I'd greatly appreciate any and all of your responses! Thanx guys...
 
lol... First off I want to apologize for calling the manual a "Haynes", I have been dealing with my honda S2000 for way too long and forgot the name, oops.

At any rate, I want to thank you guys for your two cents. Just to to clear up some misconceptions, this is my situation in a little more detail:

-I'm not necessarily new to this (I've rebuilt every major system on the car), BUT this is the first time I am attempting to pull the engine.
-I've been running my 5.0 / C-4 combination in the fastback for 60K miles so I have all the engine/trans mating parts (but thanx for the foresight).

-***Most importantly, I'm planning on excising the engine by itself and leaving the tranny in the car. Does this create any complications? In other words, is this a preffered engine hoisting scenario, an inconvenient task, or is it just a mtter of what needs to be repaired?

I'd greatly appreciate any and all of your responses! Thanx guys...

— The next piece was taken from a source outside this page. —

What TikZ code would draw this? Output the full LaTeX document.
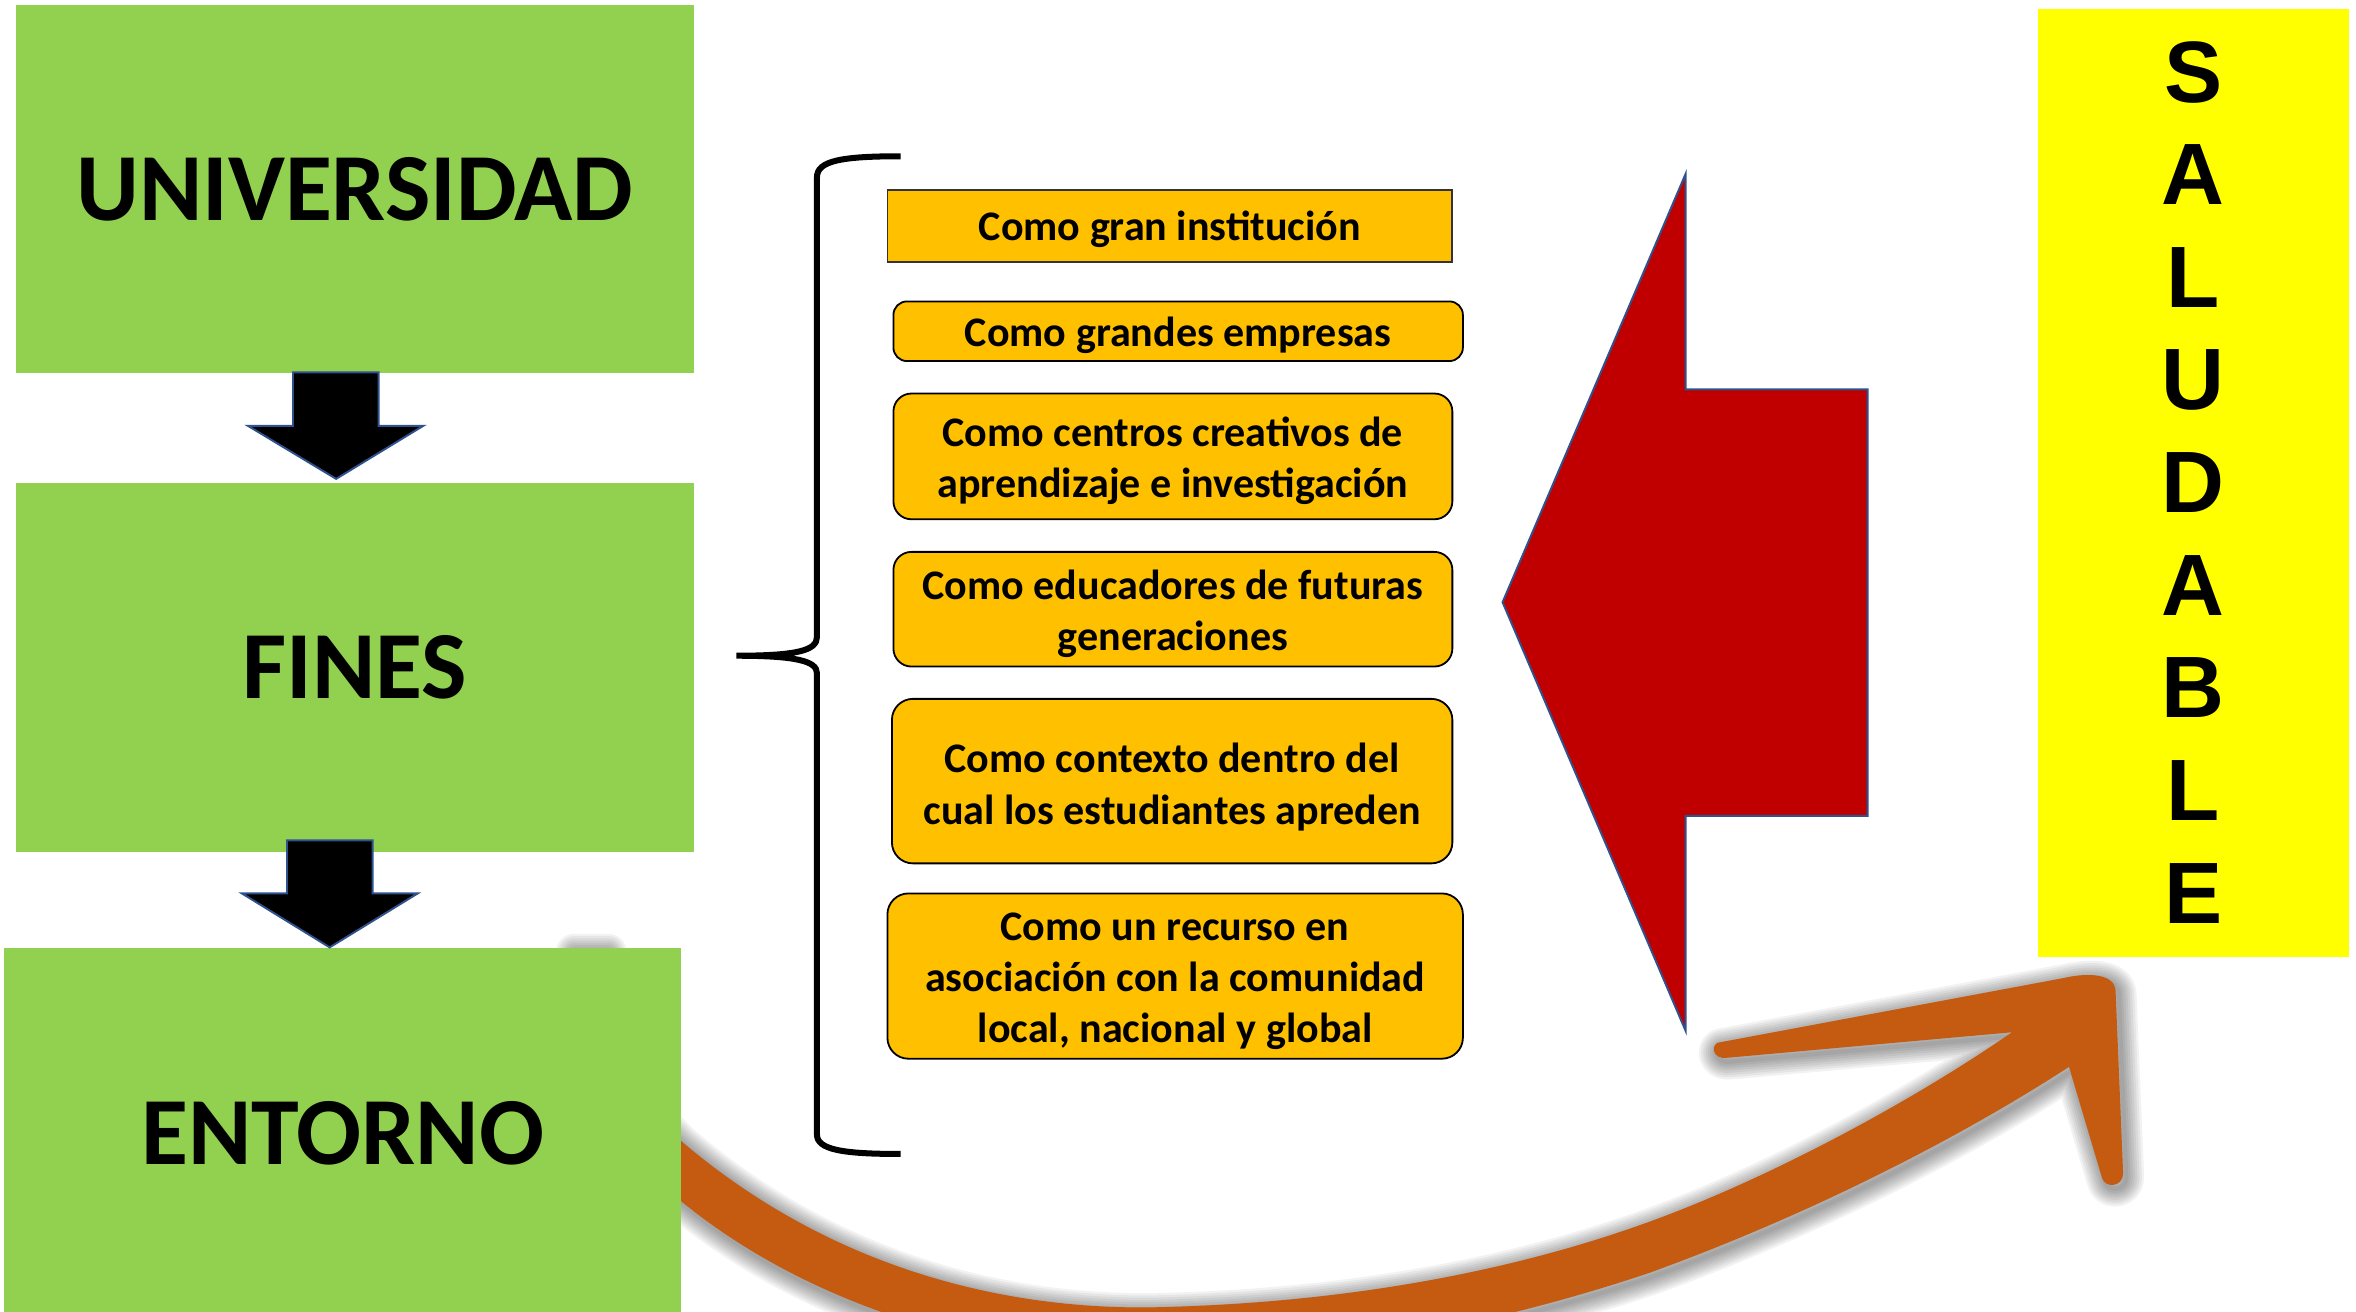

Not too dredge up a two week old post or nothin, but looks like I am going to be pulling my 289/c4 out. Along the lines of his last questions, is it easier to just pull the engine, rather than the engine/tranny combo? Also how much over head clearance is needed with a standard cherry picker? I am going to try and pick up that leveling bar too.

Thanks!
 
Not too dredge up a two week old post or nothin, but looks like I am going to be pulling my 289/c4 out. Along the lines of his last questions, is it easier to just pull the engine, rather than the engine/tranny combo? Also how much over head clearance is needed with a standard cherry picker? I am going to try and pick up that leveling bar too.

Thanks!

Do it outside if you can... I personally say that pulling them as a unit is better/easier but there are those that disagree.